Coupled CFD and electromagnetic analysis of an ONAN distribution transformer cooled with mineral oil and biodegradable esters

GUSTAVO A. RÍOS RODRIGUEZ; BARTLOMIEJ MELKA; PAWEL LASEK; MICHAL PALACZ; MARIO A. STORTI; LUCIANO GARELLI; JAKUB BODYS; MARIUSZ STEPIEN; FRANCISCO PESSOLANI; JACEK SMOLKA; MICHAL STEBEL; KRZYSZTOF KUBICZEK; MICHAL HAIDA; MAURO AMADEI

Valencia

Conferencia; IEEE 2020 International Conference on Dielectrics; 2020

Instituto de Tecnología Eléctrica (ITE)

This work describes the electromagnetic and coupled thermo-fluid dynamic analysis of an oil-natural air-natural (ONAN) distribution transformer with the main objective of studying the changes in the heat dissipation performance when the fluid employed to cool the machine is a biodegradable ester instead of mineral oil. The distribution transformer under analysis has a rated power of 315 kVA with a voltage ratio of 13.2 kV / 0.4 kV. The heat losses in the magnetic core and the windings are computed with the ANSYS Maxwell software on suitable finite element meshes. These heat losses are then transferred as volume heat source terms to appropriate finite volume meshes which are used to compute the heat conduction in the core and windings, then the heat dissipates to the oil by convection, afterwards to the walls of the oil tank and to the radiators panels and finally to the surrounding air.
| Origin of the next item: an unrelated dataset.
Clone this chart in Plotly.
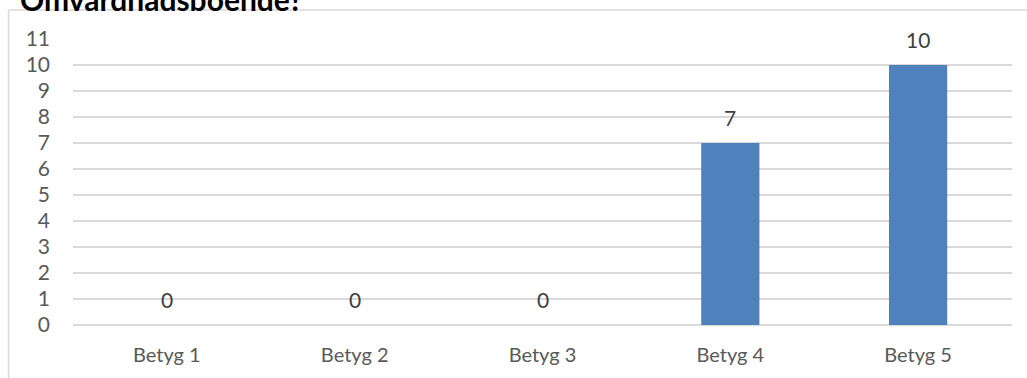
import plotly.graph_objects as go

categories = ["Betyg 1", "Betyg 2", "Betyg 3", "Betyg 4", "Betyg 5"]
values = [0, 0, 0, 7, 10]
y_ticks = list(range(0, 12))
title_text = "Omvårdnadsboende?"

W, H = 1027, 378
ml, mr, mt, mb = 73, 15, 39, 53
pw, ph = W - ml - mr, H - mt - mb

def px_x(x):
    return (x - ml) / pw

def px_y(y):
    return (H - mb - y) / ph

fig = go.Figure()
fig.add_trace(go.Bar(
    x=categories, y=values,
    marker=dict(color="#4f81bd", line=dict(width=0)),
    hoverinfo="x+y",
))

fig.update_layout(
    width=W, height=H,
    margin=dict(l=ml, r=mr, t=mt, b=mb),
    paper_bgcolor="white", plot_bgcolor="white",
    bargap=0.69,
    showlegend=False,
    font=dict(family="Lato", size=20, color="#595959"),
    xaxis=dict(showgrid=False, showline=False, ticks="", ticklabelstandoff=16,
               tickfont=dict(size=20, color="#595959")),
    yaxis=dict(range=[0, 11], tickvals=y_ticks, showgrid=True, gridcolor="#d9d9d9",
               gridwidth=1.5, zeroline=True, zerolinecolor="#d9d9d9", zerolinewidth=1.5,
               ticks="", ticklabelstandoff=22, tickfont=dict(size=21, color="#595959")),
    shapes=[
        dict(type="line", xref="paper", yref="paper", x0=px_x(8.5), x1=px_x(1030),
             y0=px_y(10), y1=px_y(10), line=dict(color="#d9d9d9", width=1.5)),
        dict(type="line", xref="paper", yref="paper", x0=px_x(8.5), x1=px_x(8.5),
             y0=px_y(10), y1=px_y(400), line=dict(color="#d9d9d9", width=1.5)),
    ],
    annotations=[
        dict(text="<b>" + title_text + "</b>", xref="paper", yref="paper",
             x=px_x(18), y=px_y(19), xanchor="left", yanchor="bottom", showarrow=False,
             font=dict(size=30, color="#000000", family="Lato")),
    ] + [
        dict(text=str(v), x=c, y=v, xref="x", yref="y", xanchor="center",
             yanchor="bottom", yshift=11, showarrow=False,
             font=dict(size=21, color="#404040", family="Lato"))
        for c, v in zip(categories, values)
    ],
)

fig.write_html("out.html")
In the thermo-fluid dynamic model, the natural convection of the fluid flow is taken into account using a temperature-dependent density. Moreover, the heat conduction through the metal sheet of the oil tank and the radiators panels are considered. The coupled thermo-hydraulic problem is solved with Code Saturne software. The experimental data of the total power losses provided by the unit manufacturer were employed to validate the electromagnetic model. Because the thermo-fluid dynamic numerical model is computationally expensive, only one quarter of the transformer is modelled. In addition, equivalent anisotropic thermal conductivity in the core and windings are calculated to simplify the heat conduction model in the active parts. The differences in the temperature distribution and oil flow observed between the transformer working with a standard mineral oil and a biodegradable ester are discussed. This work is carried out as part of the EU Horizon 2020 BIOTRAFO project.